Vom Alten Berg kann man die 13.000 Einwohner zählende Stadt gut überblicken. Lauterbach lohnt sich allemal für eine intensive Erkundung. Herrlich sanierte Gebäude, überwiegend im typisch oberhessischen Baustil gehalten bestimmen das Ortsbild im Kern der Kommune. Außen Barock, innen Rokoko – die Stadtkirche sollte man auf jeden Fall besichtigen Außergewöhnlich die innenarchitektonische Gestaltung der Kirche. Der stattliche Saalbau hat eine reich geschmückte Kanzelwand aus Stuckmarmor mit seitlichen Säulen und Rokoko-Ornamenten. Auf drei Seiten sind doppelte Emporen, die vor dem Chor in zweigeschossigen Logen enden. Zwangsläufig stellt man sich hier die Frage, wer die Ehre hatte in den Logen sich zur Andacht niederzulassen.

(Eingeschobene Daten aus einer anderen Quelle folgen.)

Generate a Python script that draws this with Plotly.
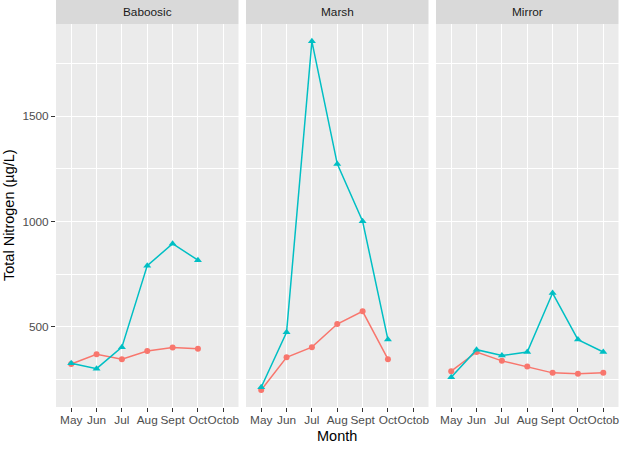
import plotly.graph_objects as go

months = ["May", "Jun", "Jul", "Aug", "Sept", "Oct", "Octob"]
sites = ["Baboosic", "Marsh", "Mirror"]

# red series (circles)
red_baboosic = [324, 370, 347, 386, 402, 396]
red_marsh = [201, 356, 404, 514, 574, 347]
red_mirror = [290, 381, 339, 312, 282, 278, 282]

# teal series (triangles)
teal_baboosic = [328, 302, 404, 791, 895, 817]
teal_marsh = [214, 475, 1856, 1274, 1002, 440]
teal_mirror = [261, 392, 364, 381, 661, 440, 381]

y_major_ticks = [500, 1000, 1500]
y_minor_ticks = [250, 750, 1250, 1750]

red_series = [red_baboosic, red_marsh, red_mirror]
teal_series = [teal_baboosic, teal_marsh, teal_mirror]

RED = "#F8766D"
TEAL = "#00BFC4"
FONT = "Liberation Sans, Arial, sans-serif"

W, H = 624, 452
panel_px = [(56, 238.5), (246, 428.5), (436, 618.5)]
top_px, bottom_px = 24, 407

fig = go.Figure()
layout = dict(
    width=W, height=H,
    margin=dict(l=0, r=0, t=0, b=0),
    paper_bgcolor="white", plot_bgcolor="#EBEBEB",
    showlegend=False,
    font=dict(family=FONT),
)

ydom = [(H - bottom_px) / H, (H - top_px) / H]
shapes = []
annotations = []
for i, site in enumerate(sites):
    suf = "" if i == 0 else str(i + 1)
    xa = "x" + suf
    ya = "y" + suf
    r = red_series[i]
    t = teal_series[i]
    fig.add_trace(go.Scatter(
        x=months[:len(r)], y=r, xaxis=xa, yaxis=ya, mode="lines+markers",
        line=dict(color=RED, width=1.5), marker=dict(color=RED, size=6, symbol="circle"),
    ))
    fig.add_trace(go.Scatter(
        x=months[:len(t)], y=t, xaxis=xa, yaxis=ya, mode="lines+markers",
        line=dict(color=TEAL, width=1.5), marker=dict(color=TEAL, size=7, symbol="triangle-up"),
    ))
    x0, x1 = panel_px[i]
    layout["xaxis" + suf] = dict(
        domain=[x0 / W, x1 / W], anchor=ya,
        type="category", categoryorder="array", categoryarray=months,
        range=[-0.6, 6.6], tickmode="array", tickvals=months, ticktext=months,
        tickangle=0, showgrid=True, gridcolor="white", gridwidth=1.1,
        ticks="outside", ticklen=4, tickwidth=1, tickcolor="#333333",
        ticklabelstandoff=-2,
        tickfont=dict(size=11.8, color="#4D4D4D", family=FONT),
        showline=False, zeroline=False, fixedrange=True, automargin=False,
    )
    layout["yaxis" + suf] = dict(
        domain=ydom, anchor=xa, range=[120, 1938],
        tickmode="array", tickvals=y_major_ticks,
        showticklabels=(i == 0),
        ticks="outside" if i == 0 else "", ticklen=4, tickwidth=1, tickcolor="#333333",
        tickfont=dict(size=11.8, color="#4D4D4D", family=FONT),
        showgrid=True, gridcolor="white", gridwidth=1.1,
        minor=dict(tickmode="array", tickvals=y_minor_ticks, showgrid=True,
                   gridcolor="white", gridwidth=0.55, ticks=""),
        zeroline=False, showline=False, fixedrange=True, automargin=False,
    )
    shapes.append(dict(type="rect", xref="paper", yref="paper",
                       x0=x0 / W, x1=x1 / W, y0=ydom[1], y1=1.0,
                       fillcolor="#D9D9D9", line=dict(width=0), layer="below"))
    annotations.append(dict(text=site, xref="paper", yref="paper",
                            x=(x0 + x1) / 2 / W, y=(H - 12) / H,
                            xanchor="center", yanchor="middle", showarrow=False,
                            font=dict(size=11.8, color="#1A1A1A", family=FONT)))

annotations.append(dict(text="Month", xref="paper", yref="paper",
                        x=(56 + 618.5) / 2 / W, y=(H - 436) / H,
                        xanchor="center", yanchor="middle", showarrow=False,
                        font=dict(size=14.5, color="black", family=FONT)))
annotations.append(dict(text="Total Nitrogen (µg/L)", xref="paper", yref="paper",
                        x=9 / W, y=(H - 215) / H, textangle=-90,
                        xanchor="center", yanchor="middle", showarrow=False,
                        font=dict(size=14.5, color="black", family=FONT)))

layout["shapes"] = shapes
layout["annotations"] = annotations
fig.update_layout(**layout)
fig.write_html("out.html")
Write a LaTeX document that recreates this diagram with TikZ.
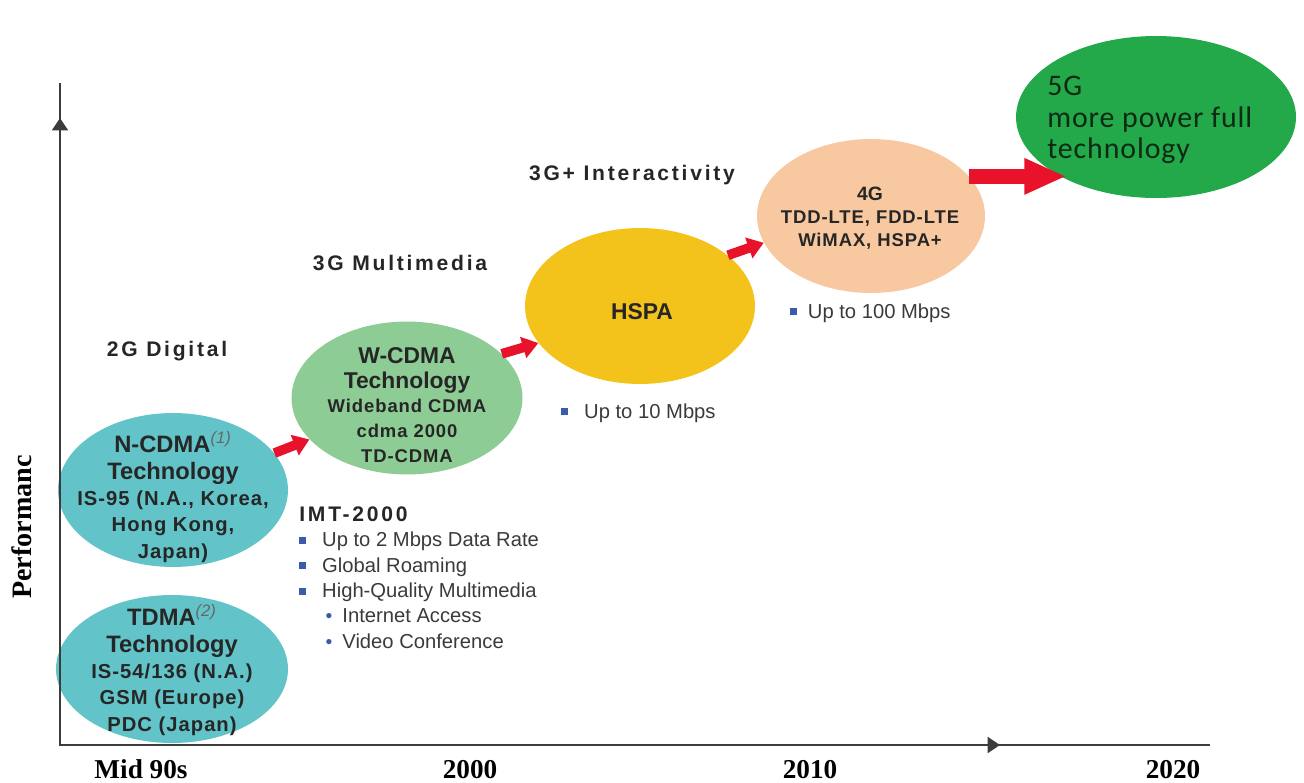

Unabdingbar ist natürlich, an der Geburtsstätte des ersten deutschen Camemberts, dem Lauterbacher Strolch einen Besuch abzustatten. Hierzu gibt es zwei Möglichkeiten. Einerseits das Strumpfdenkmal an der ehemaligen Stadtmühle, und seit 2005 im Flußbett der Lauter errichtete “Strolchdenkmal”.
Nach 46 Kilometern und 890 Höhenmetern kann man von Lauterbach per Bahn ohne umzusteigen nach Grünberg zurückfahren, und von dort per Bus nach Laubach. Auch wenn das Wandererlebnis im zweiten Abschnitt streckenbedingt im wahrsten Sinne des Wortes auf der Strecke bleibt, und die Streckenführung tendentiell eher für Radfahrer geeignet ist, entschädigt der Besuch der sehenswerten Stadt Lauterbach allemal. Offiziell endet der Taunus-Rhönweg im 15 Kilometer entfernten Schlitz. Da diese Passage mehr oder minder ausschließlich auf analogen Strecken durch den Wienoldswald verläuft, erscheint eine Fortsetzung dieser Passage nicht angebracht. Hier sollten sich andere Möglichkeiten ergeben, das sehenswerte Schlitz zu erkunden.